Sometimes you are handed a steaming pile of crap and told to mold it into DaVinci's Adam.

BTW, sometimes PR is BS.

But I love those guys, and somehow they turned a chiseled brick of a rental car into a performance machine. Hasn't been done since the original 1964 GTO.

Engineering vehicles is all about compromise. Sometimes you need to give up the ten-tenths answer to get the seven-tenths solution. When "trunk performance" is a deliverable, and the metric is "how many golf bags with oversized drivers" you can fit, is it really a balls-out performance car?! (I hear Cadillac uses "dead bodies" unofficially as their metric)
I find it odd that you are choosing to flame the SRT crew specifically and the LX platform in general. You offer no credentials to substantiate your claims.

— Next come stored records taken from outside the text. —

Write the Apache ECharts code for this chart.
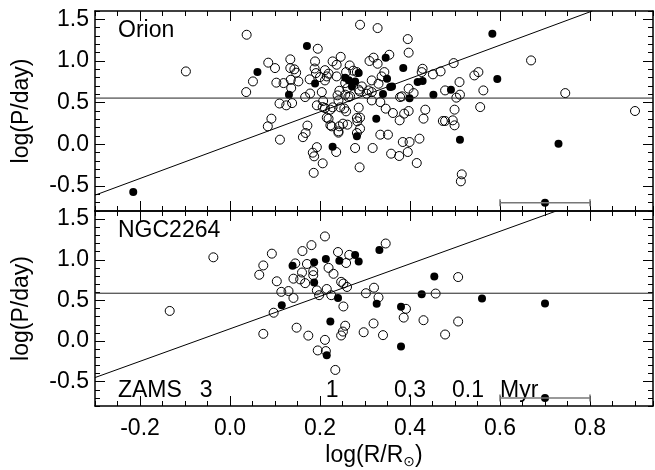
<!DOCTYPE html>
<html>
<head>
<meta charset="utf-8">
<script src="https://cdn.jsdelivr.net/npm/echarts@6/dist/echarts.min.js"></script>
<style>
  html, body { margin: 0; padding: 0; background: #fff; }
  #chart { width: 655px; height: 470px; }
</style>
</head>
<body>
<div id="chart"></div>
<script>
// log(R/Rsun), log(P/day)
const orionOpen = [[-0.098,0.875],[0.037,1.315],[0.036,0.627],[0.051,0.755],[0.085,0.98],[0.1,0.915],[0.103,0.74],[0.119,0.735],[0.134,1.02],[0.134,0.915],[0.143,0.9],[0.147,0.86],[0.135,0.775],[0.152,0.755],[0.136,0.675],[0.11,0.49],[0.125,0.468],[0.138,0.495],[0.092,0.308],[0.084,0.216],[0.111,0.056],[0.172,0.225],[0.168,0.136],[0.162,0.086],[0.193,-0.034],[0.184,-0.1],[0.187,-0.144],[0.206,-0.228],[0.186,-0.342],[0.195,1.147],[0.189,0.995],[0.188,0.91],[0.191,0.855],[0.177,0.78],[0.167,0.567],[0.178,0.61],[0.204,0.627],[0.207,0.52],[0.193,0.468],[0.206,0.447],[0.2,0.807],[0.215,0.32],[0.223,0.228],[0.211,0.435],[0.223,0.416],[0.241,0.156],[0.236,-0.092],[0.246,1.05],[0.237,0.955],[0.228,0.995],[0.266,0.947],[0.274,0.884],[0.211,0.89],[0.215,0.815],[0.237,0.815],[0.219,0.848],[0.211,0.767],[0.256,0.735],[0.261,0.675],[0.243,0.643],[0.239,0.588],[0.256,0.596],[0.267,0.576],[0.228,0.444],[0.245,0.444],[0.254,0.43],[0.226,0.216],[0.243,0.216],[0.261,0.236],[0.251,0.248],[0.282,0.316],[0.282,0.136],[0.278,-0.044],[0.288,-0.276],[0.288,0.636],[0.289,1.435],[0.328,1.395],[0.395,1.263],[0.397,1.1],[0.354,1.075],[0.31,1.0],[0.319,1.04],[0.328,0.967],[0.258,0.867],[0.282,0.867],[0.286,0.656],[0.293,0.695],[0.315,0.767],[0.308,0.647],[0.304,0.607],[0.343,0.867],[0.337,0.815],[0.33,0.727],[0.315,0.627],[0.263,0.567],[0.241,0.527],[0.258,0.396],[0.286,0.44],[0.289,0.32],[0.219,0.308],[0.241,0.14],[0.315,0.527],[0.334,0.507],[0.346,0.428],[0.362,0.376],[0.377,0.288],[0.387,0.368],[0.397,0.4],[0.378,0.567],[0.397,0.668],[0.408,0.615],[0.382,0.576],[0.434,0.416],[0.43,0.308],[0.317,-0.044],[0.334,0.116],[0.351,0.116],[0.358,-0.112],[0.376,-0.14],[0.395,-0.092],[0.384,0.028],[0.399,0.028],[0.421,0.068],[0.415,-0.224],[0.428,0.907],[0.426,0.867],[0.451,0.84],[0.468,0.875],[0.497,0.975],[0.478,0.647],[0.51,0.747],[0.511,0.596],[0.503,0.56],[0.499,0.416],[0.473,0.28],[0.478,0.28],[0.495,0.288],[0.499,0.228],[0.515,-0.36],[0.513,-0.444],[0.543,0.827],[0.552,0.867],[0.563,0.647],[0.556,0.447],[0.669,1.007],[0.745,0.615],[0.9,0.4],[0.289,0.188],[0.283,0.276]];
const orionFilled = [[-0.215,-0.572],[0.061,0.867],[0.131,0.594],[0.171,1.18],[0.189,0.73],[0.228,-0.028],[0.256,0.8],[0.264,0.77],[0.278,0.755],[0.271,0.695],[0.286,0.855],[0.282,0.096],[0.346,1.04],[0.385,0.915],[0.34,0.605],[0.349,0.787],[0.356,0.687],[0.36,0.695],[0.399,0.552],[0.325,0.308],[0.417,0.747],[0.428,0.759],[0.452,0.596],[0.491,0.656],[0.511,0.056],[0.583,1.327],[0.594,0.783],[0.73,0.008]];
const ngcOpen = [[-0.134,0.37],[-0.037,1.03],[0.065,0.815],[0.074,0.93],[0.093,1.075],[0.104,0.735],[0.114,0.605],[0.13,0.615],[0.141,0.53],[0.097,0.348],[0.074,0.088],[0.148,0.164],[0.174,0.066],[0.195,-0.116],[0.211,0.014],[0.213,-0.124],[0.234,-0.356],[0.145,0.955],[0.171,0.948],[0.161,1.107],[0.181,1.18],[0.211,1.287],[0.24,1.095],[0.16,0.843],[0.141,0.767],[0.156,0.758],[0.167,0.712],[0.185,0.86],[0.185,0.81],[0.219,0.9],[0.23,0.827],[0.247,0.728],[0.252,0.707],[0.26,0.665],[0.193,0.623],[0.198,0.564],[0.215,0.64],[0.225,0.564],[0.252,0.425],[0.258,0.96],[0.265,1.06],[0.302,0.588],[0.32,0.656],[0.33,0.536],[0.346,1.2],[0.391,0.396],[0.386,0.288],[0.43,0.256],[0.507,0.24],[0.457,0.584],[0.507,0.787],[0.319,0.216],[0.297,0.108],[0.34,0.072],[0.478,0.08],[0.256,0.188],[0.251,0.116],[0.247,0.068]];
const ngcFilled = [[0.115,0.44],[0.139,0.925],[0.187,0.97],[0.213,1.01],[0.243,0.987],[0.278,1.06],[0.286,0.978],[0.332,1.12],[0.187,0.72],[0.24,0.528],[0.223,0.24],[0.215,-0.175],[0.326,0.459],[0.38,0.423],[0.38,-0.068],[0.426,0.576],[0.454,0.795],[0.56,0.522],[0.7,0.463]];

// reference lines (endpoints) and the typical error bar
const orionFlat = [[-0.3,0.555],[0.94,0.555]];
const orionFit = [[-0.3,-0.61],[0.805,1.6]];
const ngcFlat = [[-0.3,0.588],[0.94,0.588]];
const ngcFit = [[-0.3,-0.45],[0.725,1.6]];
const errBar = [[0.6,-0.7],[0.8,-0.7]];
const errPoint = [[0.7,-0.7]];

// isochrone ages written along the bottom of the NGC2264 panel
const ageText = ['ZAMS', '3', '1', '0.3', '0.1', 'Myr'];
const ageX = [-0.249, -0.053, 0.227, 0.4, 0.529, 0.6];
const ageAlign = ['left', 'center', 'center', 'center', 'center', 'left'];
const ageY = -0.615;

const xTicks = [-0.2, 0.0, 0.2, 0.4, 0.6, 0.8];
const yTicks = [-0.5, 0.0, 0.5, 1.0, 1.5];
const panelNames = ['Orion', 'NGC2264'];

const FONT = 'Liberation Sans, Arial, Helvetica, sans-serif';
const FS = 23;
const black = '#000';

var dom = document.getElementById('chart');
var myChart = echarts.init(dom, null, { renderer: 'canvas' });

function xAxesFor(g) {
  const base = { gridIndex: g, type: 'value', min: -0.3, max: 0.94, splitLine: { show: false } };
  const minor = { inside: true, length: 5, lineStyle: { color: black, width: 1 } };
  const major = { inside: true, length: 10, customValues: xTicks, lineStyle: { color: black, width: 1 } };
  return [
    Object.assign({}, base, {
      position: 'bottom', interval: 0.05,
      axisLine: { onZero: false, lineStyle: { color: black, width: 1.5 } },
      axisTick: minor,
      axisLabel: g === 1 ? {
        customValues: xTicks, fontSize: FS, color: black, fontFamily: FONT, margin: 11,
        formatter: v => v.toFixed(1)
      } : { show: false },
      name: g === 1 ? '{a|log(R/R}{s|⊙}{a|)}' : '',
      nameLocation: 'middle', nameGap: 36,
      nameTextStyle: {
        rich: {
          a: { fontSize: FS, fontFamily: FONT, color: black, lineHeight: 24 },
          s: { fontSize: 14, fontFamily: 'DejaVu Sans', color: black, padding: [13, 0, 0, 0] }
        }
      }
    }),
    Object.assign({}, base, {
      position: 'top', interval: 0.05,
      axisLine: { onZero: false, lineStyle: { color: black, width: 1.5 } },
      axisTick: minor, axisLabel: { show: false }
    }),
    Object.assign({}, base, {
      position: 'bottom', axisLine: { show: false, onZero: false }, axisTick: major, axisLabel: { show: false }
    }),
    Object.assign({}, base, {
      position: 'top', axisLine: { show: false, onZero: false }, axisTick: major, axisLabel: { show: false }
    })
  ];
}

function yAxesFor(g) {
  const base = { gridIndex: g, type: 'value', min: -0.8, max: 1.6, splitLine: { show: false } };
  const minor = { inside: true, length: 5, lineStyle: { color: black, width: 1 } };
  const major = { inside: true, length: 10, customValues: yTicks, lineStyle: { color: black, width: 1 } };
  return [
    Object.assign({}, base, {
      position: 'left', interval: 0.1,
      axisLine: { onZero: false, lineStyle: { color: black, width: 1.5 } },
      axisTick: minor,
      axisLabel: {
        customValues: yTicks, fontSize: FS, color: black, fontFamily: FONT, margin: 6,
        formatter: v => v.toFixed(1)
      },
      name: 'log(P/day)', nameLocation: 'middle', nameRotate: 90, nameGap: 62,
      nameTextStyle: { fontSize: FS, color: black, fontFamily: FONT }
    }),
    Object.assign({}, base, {
      position: 'right', interval: 0.1,
      axisLine: { onZero: false, lineStyle: { color: black, width: 1.5 } },
      axisTick: minor, axisLabel: { show: false }
    }),
    Object.assign({}, base, {
      position: 'left', axisLine: { show: false, onZero: false }, axisTick: major, axisLabel: { show: false }
    }),
    Object.assign({}, base, {
      position: 'right', axisLine: { show: false, onZero: false }, axisTick: major, axisLabel: { show: false }
    })
  ];
}

function lineSeries(g, data, color, width) {
  return {
    type: 'line', xAxisIndex: 4 * g, yAxisIndex: 4 * g, data: data,
    symbol: 'none', silent: true,
    lineStyle: { color: color, width: width }
  };
}

function panelSeries(g, open, filled, flat, fit) {
  return [
    lineSeries(g, flat, '#222', 1),
    lineSeries(g, fit, black, 1),
    {
      type: 'line', xAxisIndex: 4 * g, yAxisIndex: 4 * g, data: errBar,
      symbol: 'rect', symbolSize: [1.5, 7], showSymbol: true,
      itemStyle: { color: '#777' }, lineStyle: { color: '#777', width: 1.5 }
    },
    {
      type: 'scatter', xAxisIndex: 4 * g, yAxisIndex: 4 * g, data: errPoint,
      symbol: 'circle', symbolSize: 8, itemStyle: { color: black, opacity: 1 }
    },
    {
      type: 'scatter', xAxisIndex: 4 * g, yAxisIndex: 4 * g, data: open,
      symbol: 'circle', symbolSize: 9,
      itemStyle: { color: 'rgba(0,0,0,0)', borderColor: black, borderWidth: 1, opacity: 1 }
    },
    {
      type: 'scatter', xAxisIndex: 4 * g, yAxisIndex: 4 * g, data: filled,
      symbol: 'circle', symbolSize: 8, itemStyle: { color: black, opacity: 1 }
    }
  ];
}

const ageSeries = {
  type: 'scatter', xAxisIndex: 4, yAxisIndex: 4, symbolSize: 0, silent: true,
  itemStyle: { opacity: 1 },
  data: ageText.map((t, i) => ({
    name: t, value: [ageX[i], ageY],
    label: { align: ageAlign[i] }
  })),
  label: {
    show: true, position: 'inside', formatter: p => p.name,
    fontSize: FS, color: black, fontFamily: FONT, verticalAlign: 'middle'
  }
};

var option = {
  animation: false,
  backgroundColor: '#fff',
  grid: [
    { left: 95, top: 11, width: 558, height: 200 },
    { left: 95, top: 211, width: 558, height: 200 }
  ],
  xAxis: xAxesFor(0).concat(xAxesFor(1)),
  yAxis: yAxesFor(0).concat(yAxesFor(1)),
  graphic: panelNames.map((t, i) => ({
    type: 'text', x: 118, y: 31 + 200 * i,
    style: { text: t, fontSize: FS, fill: black, fontFamily: FONT, verticalAlign: 'middle' }
  })),
  series: panelSeries(0, orionOpen, orionFilled, orionFlat, orionFit)
    .concat(panelSeries(1, ngcOpen, ngcFilled, ngcFlat, ngcFit))
    .concat([ageSeries])
};

myChart.setOption(option);
window.addEventListener('resize', myChart.resize);
</script>
</body>
</html>
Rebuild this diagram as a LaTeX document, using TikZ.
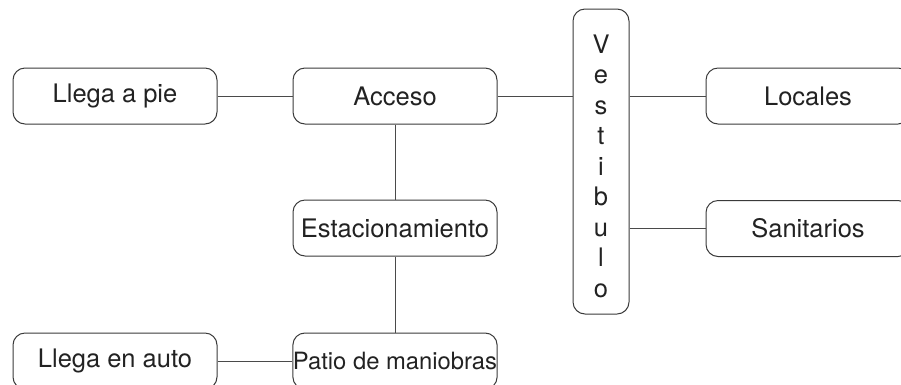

You say you can out- engineer thes guys? How so? Can you out-engineer the entire Mercedes E-class computerized suspension/steering/brakes system on the platform?

Even the 300C (non-SRT8) is a very competent performance car at speed. This 4 door family sedan (competitor to the Buick Park Avenue) manages to get around road circuits just fine. Case in point:

NR's 300C Devastates Competition at the Track - Almost!

This experience is being repeated over and over again this summer by other drivers. And you can't argue with the results from ONE LAP OF AMERICA.

DCX has never claimed these vehicles to be all-out performance cars (like the Viper). But the results speak for themselves. The 300C SRT8 is simply the best $70,000 car that $45,000.00 will buy you on today's market.